Sahra Wagenknecht zu erklären, warum sie homophobe Sätze schreibt und sonst nichts, das ist die Antwort von gestern auf die Frage von heute. Wenn LGBTQ-Bewegte weiterkommen wollen, müssen sie weiterdenken! In wenigen Jahren ist die freie Welt unfassbar schnell unfassbar klein geworden: Polen, Ungarn, Österreich, Italien, Slowenien und vor allem die USA haben sich autoritäre Regierungen gewählt, die überall die gleiche große rechte Erzählung verkünden: An allem haben die anderen Schuld, nur die reine Nation, in der Minderheiten keine Macht mehr haben und alle sich der Nation unterordnen, löst die Probleme.

Es besser machen: Gar nicht so schwer!


Die große linke Erzählung scheint es dagegen nicht zu geben. Dabei müsste sie lauten: Eine gerechtere Welt schaffen Menschen nur gemeinsam und in Vielfalt! Vielfalt heißt, Unterschiede nicht zu überdecken oder abschaffen zu wollen, sondern lernen, sie auszuhalten. Aushalten lassen sie sich nur, wenn alle sich besser kennen und Respekt füreinander entwickeln. Eigentlich müssten also alle alles immer zusammen denken. Doch wie soll das funktionieren, wenn schon die Mitglieder jeder Minderheit untereinander so unterschiedlich sind? Das macht diese große linke Erzählung so unheimlich schwierig. Darum klingt sie so utopisch und realitätsfremd.

Aber was wäre denn, wenn alle, die sich dem Ziel einer gerechteren Welt verpflichtet fühlen, wenigstens an einer Stelle damit anfingen? Wenn jede Person, die sich für ihre eigene Sache engagiert, sich wenigstens für eine weitere engagiert? Dann hätten alle ihre Anstrengungen bereits verdoppelt.

Das würde auch bedeuten, auf unterschiedliche Entwicklungsstände Rücksicht zu nehmen.
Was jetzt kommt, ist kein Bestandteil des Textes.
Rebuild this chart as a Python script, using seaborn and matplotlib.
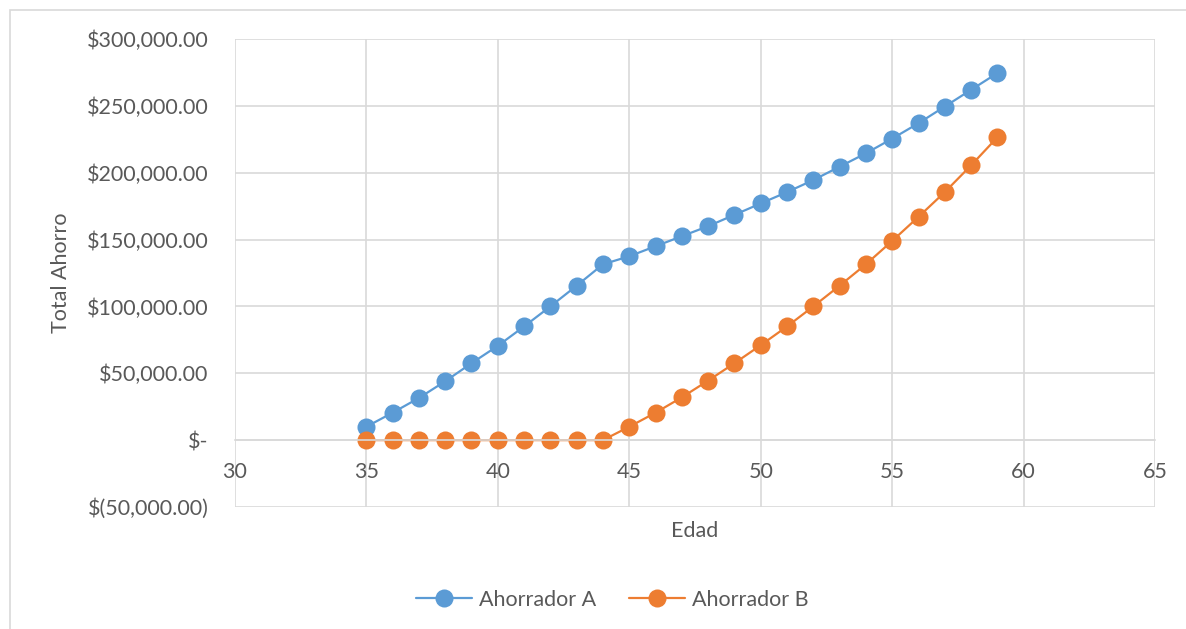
import matplotlib.pyplot as plt
import matplotlib.ticker as mticker
import pandas as pd
import seaborn as sns
from matplotlib.patches import Rectangle

# Datos
edad = list(range(35, 60))
ahorrador_a = [10000, 20500, 31500, 44000, 57500, 70500, 85000, 100000, 115500, 131500,
               137500, 145000, 152500, 160000, 168500, 177000, 185500, 194500, 204500, 214500,
               225500, 237000, 249500, 262000, 274500]
ahorrador_b = [0, 0, 0, 0, 0, 0, 0, 0, 0, 0,
               10000, 20500, 32000, 44500, 57500, 71000, 85000, 100000, 115500, 131500,
               149000, 167000, 185500, 205500, 226500]
series = ['Ahorrador A', 'Ahorrador B']
colores = ['#5B9BD5', '#ED7D31']

df = pd.DataFrame({
    'Edad': edad * 2,
    'Total Ahorro': ahorrador_a + ahorrador_b,
    'Serie': [series[0]] * len(edad) + [series[1]] * len(edad),
})

sns.set_style('white')
plt.rcParams['font.family'] = ['Lato', 'DejaVu Sans']

fig = plt.figure(figsize=(11.86, 6.29), dpi=100)
ax = fig.add_axes([0.198, 0.194, 0.776, 0.744])

# Borde exterior del grafico
fig.patches.append(Rectangle((10 / 1186, -0.1), 1.2, 1.1 - 10 / 629, transform=fig.transFigure,
                             fill=False, edgecolor='#D9D9D9', linewidth=1.2))

sns.lineplot(data=df, x='Edad', y='Total Ahorro', hue='Serie', palette=colores,
             marker='o', markersize=13, markeredgewidth=0, linewidth=1.6, ax=ax, legend=True)

ax.set_xlim(30, 65)
ax.set_ylim(-50000, 300000)
ax.xaxis.set_major_locator(mticker.MultipleLocator(5))
ax.yaxis.set_major_locator(mticker.MultipleLocator(50000))


def moneda(v, pos):
    if abs(v) < 1e-6:
        return '$-'
    if v < 0:
        return '$({:,.2f})'.format(-v)
    return '${:,.2f}'.format(v)


ax.yaxis.set_major_formatter(mticker.FuncFormatter(moneda))
ax.grid(True, color='#D9D9D9', linewidth=1.2)
for s in ['top', 'right', 'left']:
    ax.spines[s].set_visible(False)
ax.spines['bottom'].set_position(('data', 0))
ax.spines['bottom'].set_color('#D9D9D9')
ax.spines['bottom'].set_linewidth(1.2)
ax.tick_params(axis='both', length=0, labelsize=15.5, colors='#595959')
ax.tick_params(axis='y', pad=19)
ax.tick_params(axis='x', pad=16)

ax.set_xlabel('Edad', fontsize=15.5, color='#595959')
ax.xaxis.set_label_coords(0.5, -0.03)
ax.set_ylabel('Total Ahorro', fontsize=15.5, color='#595959')
ax.yaxis.set_label_coords(-0.178, 0.5)

leg = ax.legend(loc='upper center', bbox_to_anchor=(0.41, -0.135), ncol=2, frameon=False,
                fontsize=15.5, handlelength=2.6, handletextpad=0.35, columnspacing=1.5)
for t in leg.get_texts():
    t.set_color('#595959')

fig.savefig('out.png', dpi=100)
Für die einen ist „Intersektionalität“ schon lange tägliches Brot, für andere wäre es schon ein erster Schritt, als schwuler Mann mal eine lesbische Frau zu fragen, was sie bewegt. Oder Geflüchteten zu helfen. Oder bei der örtlichen Suppenküche mitzumachen. Oder sich gegen Rassismus in der Szene zu engagieren.

Hauptsache, es engagieren sich alle nicht mehr nur für ihre eigene Sache allein. So entsteht das große Ganze vielleicht nicht sofort in einem Kopf. Aber es entsteht trotzdem und zwar in einem Netz von vielen Köpfen. Wenn alle sich nacheinander besser kennen und verstehen und akzeptieren lernen, dann kann es sehr schnell vorangehen! Wer Respekt verspürt und Solidarität erlebt, ist nicht mehr anfällig für das Sündenbockspiel der Rechten.

In den USA hat die Wahl von Donald Trump dem Denken in solidarischen Netzwerken in kurzer Zeit einen gewaltigen Schub verpasst. Hunderttausende engagieren sich dort seit das Unfassbare passiert ist. Sie organisieren sich in Graswurzelbewegungen, sie treten zu Wahlen an. In den New Yorker Stadtteilen Bronx und Queens hat eine 28jährige Latina, die vor einem Monat noch niemand kannte, einen mächtigen Vertreter der neoliberalen Ordnung in den Vorwahlen besiegt.

Alexandria Ocasio-Cortez ist eine demokratische Sozialistin, wie Sahra Wagenknecht. Sie streitet für bessere Löhne, für eine Krankenversicherung für alle, für den Klimaschutz und gegen den allgegenwärtigen Rassismus in Amerika. Gleich nach ihrer Wahl sagte sie mit bewegter Stimme: „Ich weiß genau, dass alle Personen hier sich gemeinsam den Arsch aufgerissen haben, um die Zukunft von Queens und der Bronx zu verändern. Dieser Sieg gehört allen, die an der Graswurzel mit organisiert haben, jedem arbeitenden Elternteil, jeder Mutter, jedem Mitglied der LGBTQ-Bewegung! Jede einzelne Person ist dafür mit verantwortlich!“

So klingt es, wenn die linke Erzählung wieder die Herzen gewinnt!